The timescale is made even more complicated by the impending expiry of the ‘fast track’ negotiating authority by Congress in July 2007. Fast track, or trade promotion authority, means that Congress must vote the deal up or down as a whole, otherwise opponents could add wrecking amendments and force the US to renegotiate the whole deal.
In the current political climate, the US Congress facing mid-term elections and with trade deals already unpopular because of the huge trade deficit, an extension is unlikely to be agreed, and any trade deal without the participation of the world’s largest economy would be meaningless.
Support for free trade has been weakened all over the world including the rich countries, as many of their industries, particularly in manufacturing, have become uncompetitive compared to China. So now the question should arise in ones mind that where is their theory comparative advantage? Why now that they feel, that they cannot compete, are they backing out on free trade? When earlier they had competitive advantage in most goods, they coerced the developing countries in their game of getting rich over night.

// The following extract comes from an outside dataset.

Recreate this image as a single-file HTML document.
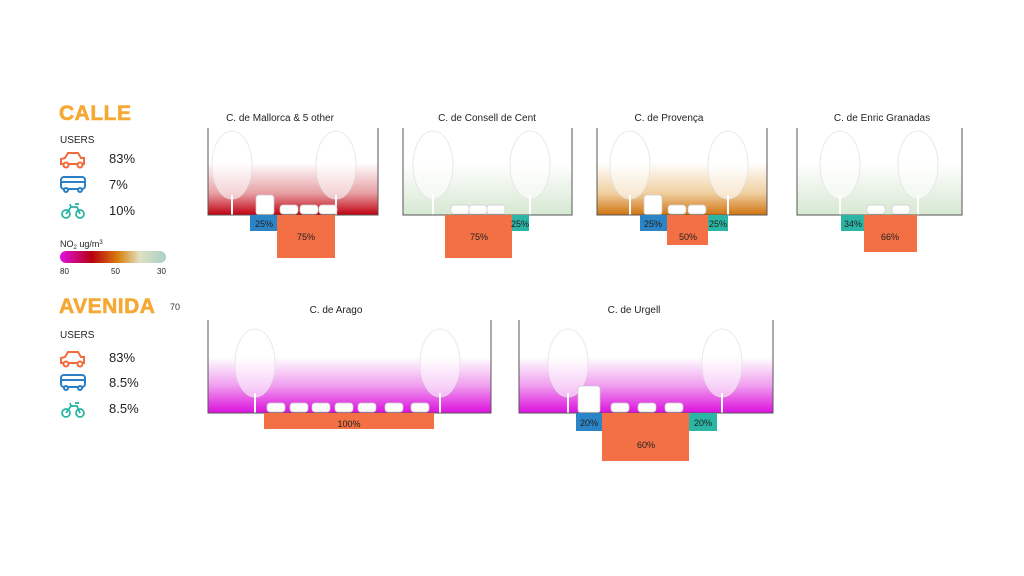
<!DOCTYPE html>
<html><head><meta charset="utf-8"><style>
html,body{margin:0;padding:0;background:#fff;width:1024px;height:576px;overflow:hidden}
svg{display:block;font-family:"Liberation Sans",sans-serif}
</style></head><body>
<svg width="1024" height="576" viewBox="0 0 1024 576" xmlns="http://www.w3.org/2000/svg">
<defs>
<linearGradient id="gR" x1="0" y1="0" x2="0" y2="1"><stop offset="0.4" stop-color="#fff"/><stop offset="0.75" stop-color="#e7a0a4"/><stop offset="1" stop-color="#c10010"/></linearGradient>
<linearGradient id="gG" x1="0" y1="0" x2="0" y2="1"><stop offset="0.4" stop-color="#fff"/><stop offset="1" stop-color="#d6e8d2"/></linearGradient>
<linearGradient id="gO" x1="0" y1="0" x2="0" y2="1"><stop offset="0.4" stop-color="#fff"/><stop offset="0.75" stop-color="#f0cfa0"/><stop offset="1" stop-color="#d07410"/></linearGradient>
<linearGradient id="gM" x1="0" y1="0" x2="0" y2="1"><stop offset="0.4" stop-color="#fff"/><stop offset="0.7" stop-color="#f0a0f0"/><stop offset="1" stop-color="#dc10dc"/></linearGradient>
<linearGradient id="gL" x1="0" y1="0" x2="1" y2="0"><stop offset="0" stop-color="#e010e0"/><stop offset="0.3" stop-color="#b80010"/><stop offset="0.55" stop-color="#d88010"/><stop offset="0.75" stop-color="#e0e0c0"/><stop offset="1" stop-color="#a8d0c8"/></linearGradient>
<g id="tree"><ellipse cx="0" cy="-50" rx="20" ry="34" fill="#fff" fill-opacity="0.55" stroke="#e4e4e4" stroke-width="0.8"/><rect x="-1" y="-20" width="2" height="20" fill="#fff"/></g>
<g id="car"><rect x="-9" y="-10" width="18" height="9" rx="3" fill="#fff" stroke="#ccc" stroke-width="0.7"/></g>
</defs>

<g font-weight="bold" fill="#f5a833" font-size="21" letter-spacing="0.5" stroke="#f5a833" stroke-width="0.6"><text x="59" y="120">CALLE</text><text x="59" y="313">AVENIDA</text></g>
<text x="170" y="310" font-size="9" fill="#333">70</text>
<g font-size="10" fill="#222"><text x="60" y="143">USERS</text><text x="60" y="338">USERS</text></g>
<g font-size="13" fill="#222">
<text x="109" y="163">83%</text><text x="109" y="189">7%</text><text x="109" y="215">10%</text>
<text x="109" y="362">83%</text><text x="109" y="387">8.5%</text><text x="109" y="413">8.5%</text>
</g>
<g fill="none" stroke-width="2">
<g stroke="#f26b3a"><path d="M61 164 v-5 l4 -1 l3 -5 h10 l3 5 h3 v6 z"/><circle cx="66" cy="165" r="2.5" fill="#fff"/><circle cx="80" cy="165" r="2.5" fill="#fff"/>
<path d="M61 363 v-5 l4 -1 l3 -5 h10 l3 5 h3 v6 z"/><circle cx="66" cy="364" r="2.5" fill="#fff"/><circle cx="80" cy="364" r="2.5" fill="#fff"/></g>
<g stroke="#2a7fc7"><rect x="61" y="177" width="24" height="12" rx="3"/><line x1="61" y1="182" x2="85" y2="182"/><circle cx="66" cy="190" r="2" fill="#fff"/><circle cx="80" cy="190" r="2" fill="#fff"/>
<rect x="61" y="375" width="24" height="12" rx="3"/><line x1="61" y1="380" x2="85" y2="380"/><circle cx="66" cy="388" r="2" fill="#fff"/><circle cx="80" cy="388" r="2" fill="#fff"/></g>
<g stroke="#22b3a0" stroke-width="1.7"><circle cx="66" cy="214" r="4"/><circle cx="80" cy="214" r="4"/><path d="M66 214 l5 -7 h6 l3 7 M71 207 l-1 -3 M75 204 h4"/>
<circle cx="66" cy="413" r="4"/><circle cx="80" cy="413" r="4"/><path d="M66 413 l5 -7 h6 l3 7 M71 406 l-1 -3 M75 403 h4"/></g>
</g>
<text x="60" y="247" font-size="9" fill="#222">NO<tspan font-size="6" dy="2">2</tspan><tspan dy="-2"> ug/m</tspan><tspan font-size="6" dy="-3">3</tspan></text>
<rect x="60" y="251" width="106" height="12" rx="6" fill="url(#gL)"/>
<g font-size="8" fill="#222"><text x="60" y="274">80</text><text x="111" y="274">50</text><text x="157" y="274">30</text></g>

<g font-size="10" fill="#222" text-anchor="middle">
<text x="280" y="121">C. de Mallorca &amp; 5 other</text>
<text x="487" y="121">C. de Consell de Cent</text>
<text x="669" y="121">C. de Provença</text>
<text x="882" y="121">C. de Enric Granadas</text>
<text x="336" y="313">C. de Arago</text>
<text x="634" y="313">C. de Urgell</text>
</g>

<rect x="208" y="128" width="170" height="87" fill="url(#gR)"/>
<use href="#tree" x="232" y="215"/><use href="#tree" x="336" y="215"/>
<use href="#car" x="289" y="215"/><use href="#car" x="309" y="215"/><use href="#car" x="328" y="215"/>
<rect x="256" y="195" width="18" height="20" rx="3" fill="#fff" stroke="#ccc" stroke-width="0.7"/>
<path d="M208 128 V215 H378 V128" fill="none" stroke="#555" stroke-width="1"/>
<rect x="250" y="215" width="27" height="16" fill="#2a84c6"/><rect x="277" y="215" width="58" height="43" fill="#f27044"/>

<rect x="403" y="128" width="169" height="87" fill="url(#gG)"/>
<use href="#tree" x="433" y="215"/><use href="#tree" x="530" y="215"/>
<use href="#car" x="460" y="215"/><use href="#car" x="478" y="215"/><use href="#car" x="496" y="215"/>
<path d="M403 128 V215 H572 V128" fill="none" stroke="#555" stroke-width="1"/>
<rect x="445" y="215" width="67" height="43" fill="#f27044"/><rect x="512" y="215" width="17" height="16" fill="#2bb5a5"/>

<rect x="597" y="128" width="170" height="87" fill="url(#gO)"/>
<use href="#tree" x="630" y="215"/><use href="#tree" x="728" y="215"/>
<rect x="644" y="195" width="18" height="20" rx="3" fill="#fff" stroke="#ccc" stroke-width="0.7"/>
<use href="#car" x="677" y="215"/><use href="#car" x="697" y="215"/>
<path d="M597 128 V215 H767 V128" fill="none" stroke="#555" stroke-width="1"/>
<rect x="640" y="215" width="27" height="16" fill="#2a84c6"/><rect x="667" y="215" width="41" height="30" fill="#f27044"/><rect x="708" y="215" width="20" height="16" fill="#2bb5a5"/>

<rect x="797" y="128" width="165" height="87" fill="url(#gG)"/>
<use href="#tree" x="840" y="215"/><use href="#tree" x="918" y="215"/>
<use href="#car" x="876" y="215"/><use href="#car" x="901" y="215"/>
<path d="M797 128 V215 H962 V128" fill="none" stroke="#555" stroke-width="1"/>
<rect x="841" y="215" width="23" height="16" fill="#2bb5a5"/><rect x="864" y="215" width="53" height="37" fill="#f27044"/>

<rect x="208" y="320" width="283" height="93" fill="url(#gM)"/>
<use href="#tree" x="255" y="413"/><use href="#tree" x="440" y="413"/>
<use href="#car" x="276" y="413"/><use href="#car" x="299" y="413"/><use href="#car" x="321" y="413"/><use href="#car" x="344" y="413"/><use href="#car" x="367" y="413"/><use href="#car" x="394" y="413"/><use href="#car" x="420" y="413"/>
<path d="M208 320 V413 H491 V320" fill="none" stroke="#555" stroke-width="1"/>
<rect x="264" y="413" width="170" height="16" fill="#f27044"/>

<rect x="519" y="320" width="254" height="93" fill="url(#gM)"/>
<use href="#tree" x="568" y="413"/><use href="#tree" x="722" y="413"/>
<rect x="578" y="386" width="22" height="27" rx="3" fill="#fff" stroke="#ccc" stroke-width="0.7"/>
<use href="#car" x="620" y="413"/><use href="#car" x="647" y="413"/><use href="#car" x="674" y="413"/>
<path d="M519 320 V413 H773 V320" fill="none" stroke="#555" stroke-width="1"/>
<rect x="576" y="413" width="26" height="18" fill="#2a84c6"/><rect x="602" y="413" width="87" height="48" fill="#f27044"/><rect x="689" y="413" width="28" height="18" fill="#2bb5a5"/>

<g font-size="9" fill="#222" text-anchor="middle">
<text x="264" y="227">25%</text><text x="306" y="240">75%</text>
<text x="479" y="240">75%</text><text x="520" y="227">25%</text>
<text x="653" y="227">25%</text><text x="688" y="240">50%</text><text x="718" y="227">25%</text>
<text x="853" y="227">34%</text><text x="890" y="240">66%</text>
<text x="349" y="427">100%</text>
<text x="589" y="426">20%</text><text x="646" y="448">60%</text><text x="703" y="426">20%</text>
</g>
</svg>
</body></html>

Even now, that the West has lost its comparative advantage over some of its industries, a study by the World Bank shows that the gains from opening up trade, is not a “win-win” situation. The widely-quoted study suggests that complete trade liberalisation could increase, world wide economic growth by $287 billion per year by 2015. But two-third of these gains would go to the industrialised countries.
And while big agricultural exporters, like Brazil, would be big winners, many developing countries like Pakistan, Bangladesh, Cameroon, and Mozambique would lose out, in the early years of any deals, with most of our industry and agriculture being hit the hardest.
If the talks fail, they will collapse on their roots.